È meglio seguire il cuore o la testa? Una domanda che almeno una volta nella vita ci siamo posti tutti di fronte a una scelta importante, Emily Cooper compresa. Lavorare per Savoir o assecondare le idee strampalate del suo capo americano Madeline? Alfie o Gabriel? Parigi o Chicago?
Emily in Paris 3 risponde a tutte le domande rimaste in sospeso con i vecchi episodi, se non fosse che è tutto così tremendamente banale e scontato. In questa terza stagione della serie non c'è nulla che spinga lo spettatore ad andare avanti nel guardare i dieci episodi perché è come se sapesse sempre quale direzione prenderà la storia. Le scelte della protagonista, interpretata da una meravigliosa Lily Collins, sono decisamente troppo prevedibili e finiscono quasi per annoiare, tanto che si vorrebbe mandare avanti gli episodi o comunque lasciarli in sottofondo mentre ci si dedica ad altro.
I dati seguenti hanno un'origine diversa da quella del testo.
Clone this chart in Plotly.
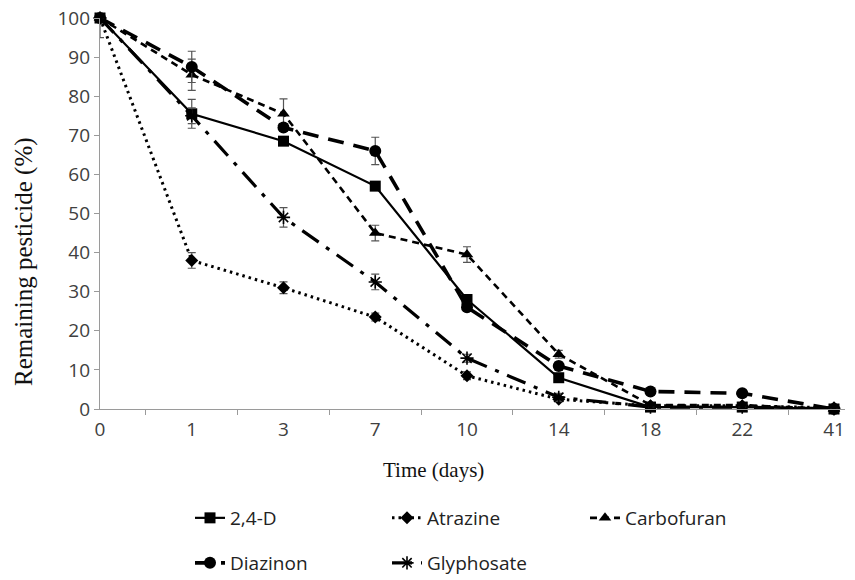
import plotly.graph_objects as go

days = ["0", "1", "3", "7", "10", "14", "18", "22", "41"]

d24 = [100, 75.5, 68.5, 57, 28, 8, 0.5, 0.5, 0]
atrazine = [100, 38, 31, 23.5, 8.5, 2.5, 0.8, 0.8, 0.3]
carbofuran = [100, 85.5, 75.5, 45, 39.5, 14, 1, 1, 0]
diazinon = [100, 87.5, 72, 66, 26, 11, 4.5, 4, 0]
glyphosate = [100, 75, 49, 32.5, 13, 3, 0.5, 0.5, 0]

d24_err = [5, 3.7, 1, 1, 1, 1, 0, 0, 0]
atrazine_err = [0, 2, 1.5, 1, 1, 0.5, 0, 0, 0]
carbofuran_err = [0, 4, 3.8, 2, 2, 1, 0, 0, 0]
diazinon_err = [0, 4, 1, 3.5, 1, 1, 0.5, 0.5, 0]
glyphosate_err = [0, 2, 2.5, 2, 1, 1, 0, 0, 0]

names = ["2,4-D", "Atrazine", "Carbofuran", "Diazinon", "Glyphosate"]
series = [d24, atrazine, carbofuran, diazinon, glyphosate]
errors = [d24_err, atrazine_err, carbofuran_err, diazinon_err, glyphosate_err]

x_title = "Time (days)"
y_title = "Remaining pesticide (%)"

styles = [
    dict(dash="solid", width=2.2, symbol="square", size=11, mline=0),
    dict(dash="2.5px,4px", width=3, symbol="diamond", size=10, mline=0),
    dict(dash="7px,5px", width=2.6, symbol="triangle-up", size=11, mline=0),
    dict(dash="16px,10px", width=3.6, symbol="circle", size=12, mline=0),
    dict(dash="20px,9px,4px,9px", width=3.2, symbol="asterisk-open", size=11, mline=1.6),
]

# legend placement: text start px and row center px
leg_pos = [(230, 518), (427, 518), (625, 518), (230, 563), (427, 563)]
legend_ids = ["legend", "legend2", "legend3", "legend4", "legend5"]

fig = go.Figure()
for name, ys, err, st, lid in zip(names, series, errors, styles, legend_ids):
    fig.add_trace(go.Scatter(
        x=days, y=ys, name=name, mode="lines+markers",
        line=dict(color="black", width=st["width"], dash=st["dash"]),
        marker=dict(symbol=st["symbol"], size=st["size"], color="black",
                    line=dict(color="black", width=st["mline"])),
        error_y=dict(type="data", array=err, visible=True, color="#555555",
                     thickness=1.2, width=4),
        cliponaxis=False,
        legend=lid,
    ))

L, R, T, B = 100, 845, 18, 409
W, H = 855, 580
pw, ph = R - L, B - T

layout_legends = {}
for lid, (tx, cy) in zip(legend_ids, leg_pos):
    layout_legends[lid] = dict(
        x=(tx - 40 - L) / pw, y=(B - cy) / ph, xanchor="left", yanchor="middle",
        orientation="h", bgcolor="rgba(0,0,0,0)", borderwidth=0,
        font=dict(family="Open Sans", size=19, color="#222222"),
    )

fig.update_layout(
    width=W, height=H,
    margin=dict(l=L, r=W - R, t=T, b=H - B, autoexpand=False),
    plot_bgcolor="white", paper_bgcolor="white",
    showlegend=True,
    annotations=[
        dict(text=x_title, xref="paper", yref="paper",
             x=(433 - L) / pw, y=(B - 470) / ph, xanchor="center", yanchor="middle",
             showarrow=False,
             font=dict(family="Liberation Serif", size=21, color="#111111")),
        dict(text=y_title, xref="paper", yref="paper",
             x=(24 - L) / pw, y=(B - 262) / ph, xanchor="center", yanchor="middle",
             textangle=-90, showarrow=False,
             font=dict(family="Liberation Serif", size=25, color="#111111")),
    ],
    **layout_legends,
)

fig.update_xaxes(
    type="category", range=[0, 8.12],
    showline=True, linecolor="#9a9a9a", linewidth=1.3,
    ticks="outside", tickson="boundaries", ticklen=5, tickcolor="#9a9a9a",
    showgrid=False, zeroline=False, ticklabelstandoff=3,
    tickfont=dict(family="Open Sans", size=19, color="#404040"),
)
fig.update_yaxes(
    range=[0, 100], dtick=10,
    showline=True, linecolor="#9a9a9a", linewidth=1.3,
    ticks="outside", ticklen=5, tickcolor="#9a9a9a",
    showgrid=False, zeroline=False,
    tickfont=dict(family="Open Sans", size=19, color="#404040"),
)

fig.write_html("out.html",
               config={"displayModeBar": False},
               post_script="document.body.style.margin='0';document.body.style.padding='0';")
Dopo aver cercato di fare due lavori contemporaneamente ed essere finita col perderli entrambi, Emily riesce a riconquistare un posto nell‘agenzia di marketing di Sylvie (che non si chiamerà più Savoir ma Grateau) dove dovrà darsi da fare per recuperare i clienti perduti. La sua vita sentimentale sembra ritrovare stabilità con Alfie, ma l'ombra di Gabriel si fa sempre più presente. Un "fantasma"- anche se forse sarebbe più corretto dire uno chef in carne e ossa- che appare nella vita dell'"americana a Parigi" come l'amico fidanzato, con cui è impossibile non notare un'intesa che grida "ehi, i miei sentimenti per te non sono acqua passata".
Una storia già scritta e una protagonista alla quale sembra andare tutto per il verso giusto. Sempre. Il risultato? Una vita un pò troppo perfetta in cui le difficoltà (le rare volte che ci sono, sia chiaro) sono sempre di facile risoluzione, al limite del surreale.
Ci sono però due cose che non stancano mai: Parigi e gli outfit di Emily Cooper. La città dell'amore per eccellenza non perde il suo fascino nemmeno nella terza stagione, con inquadrature romantiche e suggestive persino degli angoli più nascosti. E menomale che Parigi c'è: rende tutto più magico e lascia quel tocco di fascino a una storia che altrimenti di affascinante non avrebbe niente. Anche i look della protagonista sono sempre una delizia per gli occhi, frutto di un attento lavoro tra la sceneggiatrice e Lily Collins. Colorati, eccentrici, in grado di osare e sempre adatti a ogni occasione, persino un cocktail in piscina o una romantica tenuta in Provenza.
Alla fine quel che viene da chiedersi di questa terza stagione è: "Ne avevamo davvero bisogno?". É tutto così uguale alle altre, pieno di cliché, con una narrazione lenta, diluita, patinata. Unico piccolo colpo di scena (se così si può considerare) è il finale, non nella sua interezza, ma solo la parte in cui Gabriel fa una rivelazione inaspettata ad Emily. Finale che lascia un appiglio per la quarta stagione, ad oggi confermata. La nostra testa ci dice di smettere di guardare, di cambiare genere, mentre il nostro cuore è notoriamente più romantico e vuole sapere come andrà a finire. E quindi, cuore o testa? In ogni caso, Emily In Paris 3 è un ottimo compagno di leggerezza per le vacanze di Natale ormai alle porte.